Another important issue is what the supplier includes in the contract. Some companies price only the prefabricated structure, while others bundle transport, assembly, roof completion, windows, internal technical systems, and selected finish materials. Foundations are often priced separately, and utility connections can add a meaningful amount, especially if electricity, water, gas, or wastewater systems are not already close to the site. To avoid confusion, quotations should be checked line by line so that wall systems, roof covering, heating, sanitary equipment, and delivery terms are directly comparable.
Turnkey Home Pricing 2026
Turnkey offers are usually easier to understand, but the term still varies from one provider to another. In one quote, turnkey may include flooring, internal doors, bathroom fixtures, painting, and basic electrical fittings. In another, it may stop before the kitchen, wardrobes, exterior steps, terrace, or final exterior works. For a typical family house in Slovakia of about 90 to 130 m², many buyers planning for 2026 may need a broad overall construction budget in the range of roughly €150,000 to €280,000 before land purchase, depending on finish level, energy standard, and site-specific costs.

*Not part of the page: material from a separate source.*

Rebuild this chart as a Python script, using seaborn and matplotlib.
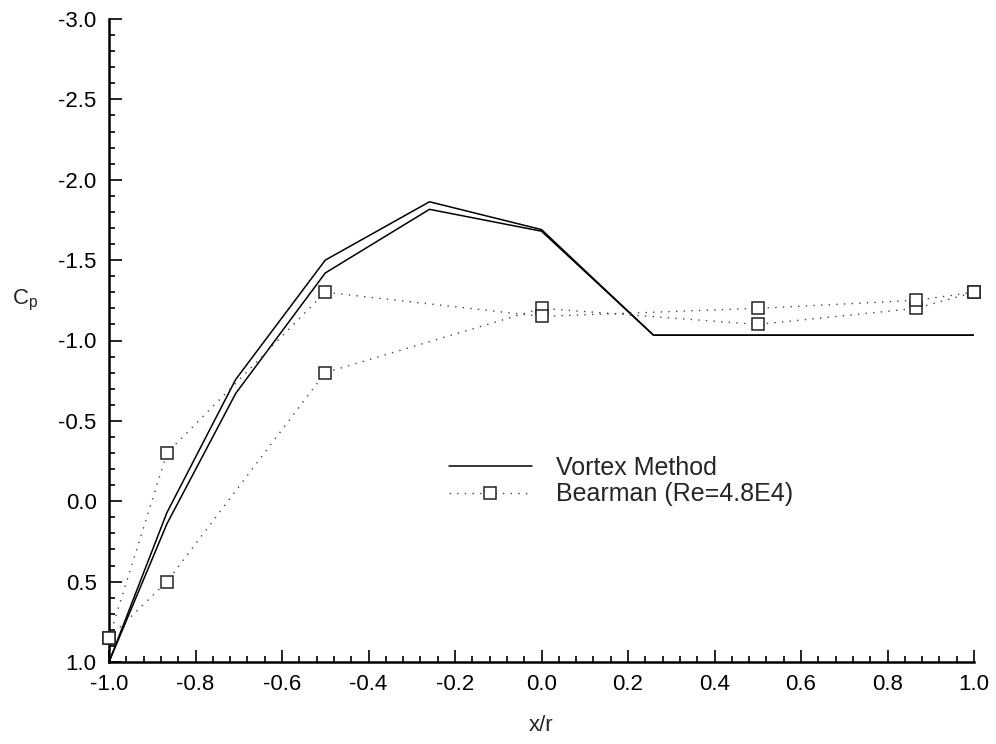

Real-world budgeting should also include items that are easy to underestimate. Foundation slabs, geotechnical checks, wastewater solutions, permits, survey work, project documentation, and transport logistics can noticeably affect the bottom line. Interior upgrades such as premium flooring, custom bathrooms, and better kitchen preparation points can move a project upward quickly. A practical approach is to reserve an additional 10% to 15% contingency for design changes, inflation, and unexpected site work. That reserve can help keep the project realistic when final quotations and subcontractor prices are confirmed.
The following comparison table uses regional benchmark ranges for real providers commonly considered in the Central European prefabricated housing market. The figures are estimates only, because suppliers usually prepare final prices individually according to house size, specification, delivery distance, and completion stage.
| Product/Service | Provider | Cost Estimation |
|---|---|---|
| Timber-frame family house, shell to turnkey options | RD Rýmařov | Around €1,300 to €2,000 per m² depending on project scope and finish level |
| Energy-efficient prefab house, custom projects | Haas Fertigbau | Often about €1,600 to €2,400 per m² for higher-spec solutions |
| Factory-built detached house, catalogue and custom models | ELK | Commonly estimated from roughly €1,700 to €2,500 per m² depending on package content |
| Timber-based residential house, quote-based delivery | Drevodom Rajec | Typically planned from about €1,200 to €2,000 per m² depending on materials and completion stage |
Prices, rates, or cost estimates mentioned in this article are based on the latest available information but may change over time. Independent research is advised before making financial decisions.
When comparing offers in Slovakia, the most useful method is to ask every supplier for the same assumptions: identical floor area, the same energy standard, a clearly defined build stage, and a written list of included works. Without that, one quote may seem less expensive only because foundations, transport, or interior finishes are missing. Prefabricated homes can offer faster construction scheduling and more predictable production, but the final cost depends on detail. For 2026, careful quote comparison and full-scope budgeting remain the clearest way to assess value.